Battle-plan for CTFE

[Don Clugston via Digitalmars-d-announce]

On Sunday, 15 May 2016 at 12:17:30 UTC, Daniel Murphy wrote:
> On 15/05/2016 9:57 PM, Martin Nowak wrote:
>> On 05/15/2016 01:58 PM, Daniel Murphy wrote:
>>> The biggest advantage of bytecode is not the interpreter 
>>> speed, it's
>>> that by lowering you can substitute VarExps etc with actual 
>>> references
>>> to memory without modifying the AST.
>>>
>>> By working with something lower level than the AST, you 
>>> should end up
>>> with something much less complex and with fewer special cases.
>>
>> Which is a bad assessment, you can stick variable indexes into
>> VarDeclaration (we already do that) and thereby access them in 
>> O(1).
>> Converting control flow and references into byte code is far 
>> from
>> trivial, we're talking about another s2ir and e2ir here.
>>
>> -Martin
>>
>
> For simple types that's true.  For more complicated reference 
> types...
>
> Variable indexes are not enough, you also need heap memory, but 
> slices and pointers (and references) can refer to values either 
> on the heap or the stack, and you can have a slice of a member 
> static array of a class on the stack, etc.  Then there are 
> closures...
>
> Neither e2ir or s2ir are actually that complex.  A lot of the 
> mess there comes from the backend IR interface being rather 
> difficult to work with.
>  We can already save a big chunk of complexity by not having to 
> translate the frontend types.  E.g.  implementing the logic in 
> the interpreter to correctly unwind through destructors is 
> unlikely to be simpler than lowering to an IR.

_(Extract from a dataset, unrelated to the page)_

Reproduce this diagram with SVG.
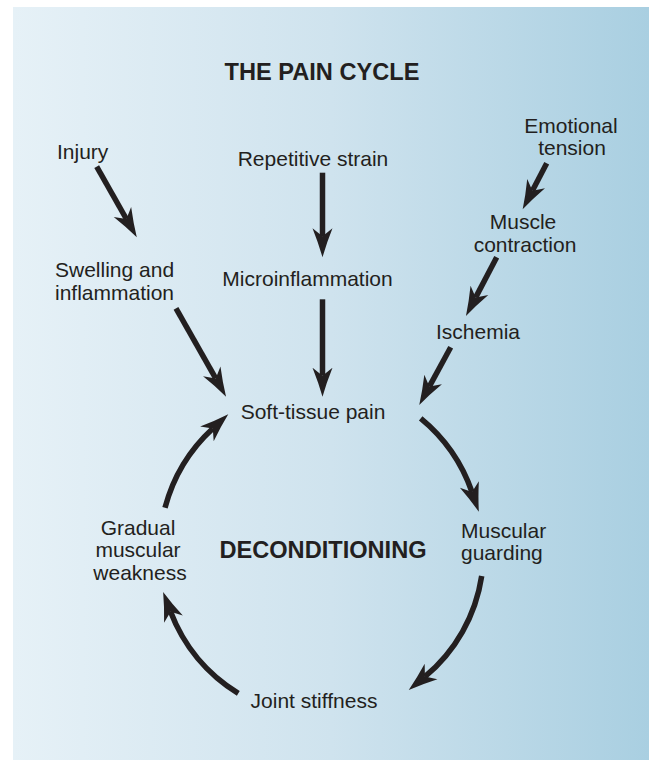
<svg xmlns="http://www.w3.org/2000/svg" width="649" height="760" viewBox="0 0 649 760">
<style>
.t{font-family:"Liberation Sans",Arial,sans-serif;font-size:21px;fill:#231f20}
.b{font-family:"Liberation Sans",Arial,sans-serif;font-size:23.6px;font-weight:bold;fill:#231f20}
.m{text-anchor:middle}
.c{fill:none;stroke:#231f20;stroke-width:5.5;stroke-linecap:butt}
</style>
<defs>
<linearGradient id="bg" x1="0" y1="0" x2="1" y2="0">
<stop offset="0" stop-color="#e6f1f7"/>
<stop offset="0.5" stop-color="#cfe3ee"/>
<stop offset="1" stop-color="#a9cfe1"/>
</linearGradient>
<marker id="ah" markerUnits="userSpaceOnUse" markerWidth="32" markerHeight="24" viewBox="0 -12 32 24" refX="8" refY="0" orient="auto">
<path d="M0,-10 Q15,-4 29,0 Q15,4 0,10 L8,0 Z" fill="#231f20"/>
</marker>
</defs>
<rect x="13" y="7" width="636" height="753" fill="url(#bg)"/>
<text class="b m" x="322" y="80">THE PAIN CYCLE</text>
<g id="injury"><text class="t" x="57" y="159">Injury</text></g>
<g id="swelling"><text class="t" x="55" y="277">Swelling and</text><text class="t" x="55" y="300">inflammation</text></g>
<g id="repetitive"><text class="t m" x="313" y="166">Repetitive strain</text></g>
<g id="micro"><text class="t m" x="307.5" y="286">Microinflammation</text></g>
<g id="emotional"><text class="t m" x="571" y="133">Emotional</text><text class="t m" x="572" y="155">tension</text></g>
<g id="contraction"><text class="t m" x="523" y="229">Muscle</text><text class="t m" x="525" y="252">contraction</text></g>
<g id="ischemia"><text class="t m" x="478" y="339">Ischemia</text></g>
<g id="pain"><text class="t m" x="313" y="419">Soft-tissue pain</text></g>
<g id="guarding"><text class="t" x="461" y="538">Muscular</text><text class="t" x="461" y="560">guarding</text></g>
<g id="weakness"><text class="t m" x="138" y="535">Gradual</text><text class="t m" x="138" y="557">muscular</text><text class="t m" x="140" y="580">weakness</text></g>
<g id="stiffness"><text class="t m" x="314" y="708">Joint stiffness</text></g>
<g id="decond"><text class="b m" x="323" y="558">DECONDITIONING</text></g>
<g id="connectors">
<path class="c" marker-end="url(#ah)" d="M96.7,166.7 L126.4,219"/>
<path class="c" marker-end="url(#ah)" d="M176,308.3 L215.7,378.4"/>
<path class="c" marker-end="url(#ah)" d="M322.5,172.7 L322.5,236.3"/>
<path class="c" marker-end="url(#ah)" d="M322.5,299.3 L322.5,375.7"/>
<path class="c" marker-end="url(#ah)" d="M546.7,163.3 L532.4,190.7"/>
<path class="c" marker-end="url(#ah)" d="M496.7,257.3 L475.7,297.4"/>
<path class="c" marker-end="url(#ah)" d="M450.7,347.3 L429.3,386.6"/>
<path class="c" marker-end="url(#ah)" d="M420.7,418.3 A165,165 0 0 1 472,492"/>
<path class="c" marker-end="url(#ah)" d="M481.7,576 A162,162 0 0 1 424.9,676.6"/>
<path class="c" marker-end="url(#ah)" d="M238.3,693.3 A164,164 0 0 1 170.6,611.7"/>
<path class="c" marker-end="url(#ah)" d="M165,507.7 A165,165 0 0 1 212.8,428.4"/>
</g>
</svg>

Exactly. I think the whole idea of trying to avoid a glue layer 
is a mistake.
CTFE is a backend. It really is. And it should be treated as one. 
A very simple one, of course.
Once you do this, you'll find all sorts of commonalities with the 
existing glue layers.
We should end up with at least 4 backends: DMD, GCD, LDC, and 
CTFE.

Many people here are acting like this is something complicated, 
and making dangerous suggestions like using Phobos inside the 
compiler. (I think everyone who has fixed a compiler bug that was 
discovered in Phobos, will know what a nightmare that would be. 
The last thing compiler development needs is another level of 
complexity in the compiler).

As I've tried to explain, the problems with CTFE historically 
were never with the CTFE engine itself. They were always with the 
interface between CTFE and the remainder of the compiler -- 
finding every case where CTFE can be called, finding all the 
bizarre cases (tuple variables, variables without a stack because 
they are local variables declared in comma expressions in global 
scope, local 'ref' variables, etc), finding all the cases where 
the syntax trees were invalid...

There's no need for grandiose plans, as if there is some 
almost-insurmountable problem to be solved. THIS IS NOT 
DIFFICULT. With the interface cleaned up, it is the well-studied 
problem of creating an interpreter. Everyone knows how to do 
this, it's been done thousands of times. The complete test suite 
is there for you. Someone just needs to do it.

I think I took the approach of using syntax trees about as far as 
it can go. It's possible, but it's really vile. Look at the code 
for doing assignments. Bleagh. The only thing in its favour is 
that originally it was the only implementation that was possible 
at all. Even the first, minimal step towards creating a ctfe 
backend -- introducing a syntax-tree-validation step -- 
simplified parts of the code immensely.

You might imagine that it's easier to work with syntax trees than 
to start from scratch but I'm certain that's not true. I'm pretty 
sure that the simplest approach is to use the simplest possible 
machine-independent bytecode that you can come up with. I had got 
to the point of starting that, but I just couldn't face doing it 
in C++.

TL;DR:  CTFE is actually a backend, so don't be afraid of 
creating a glue layer for it.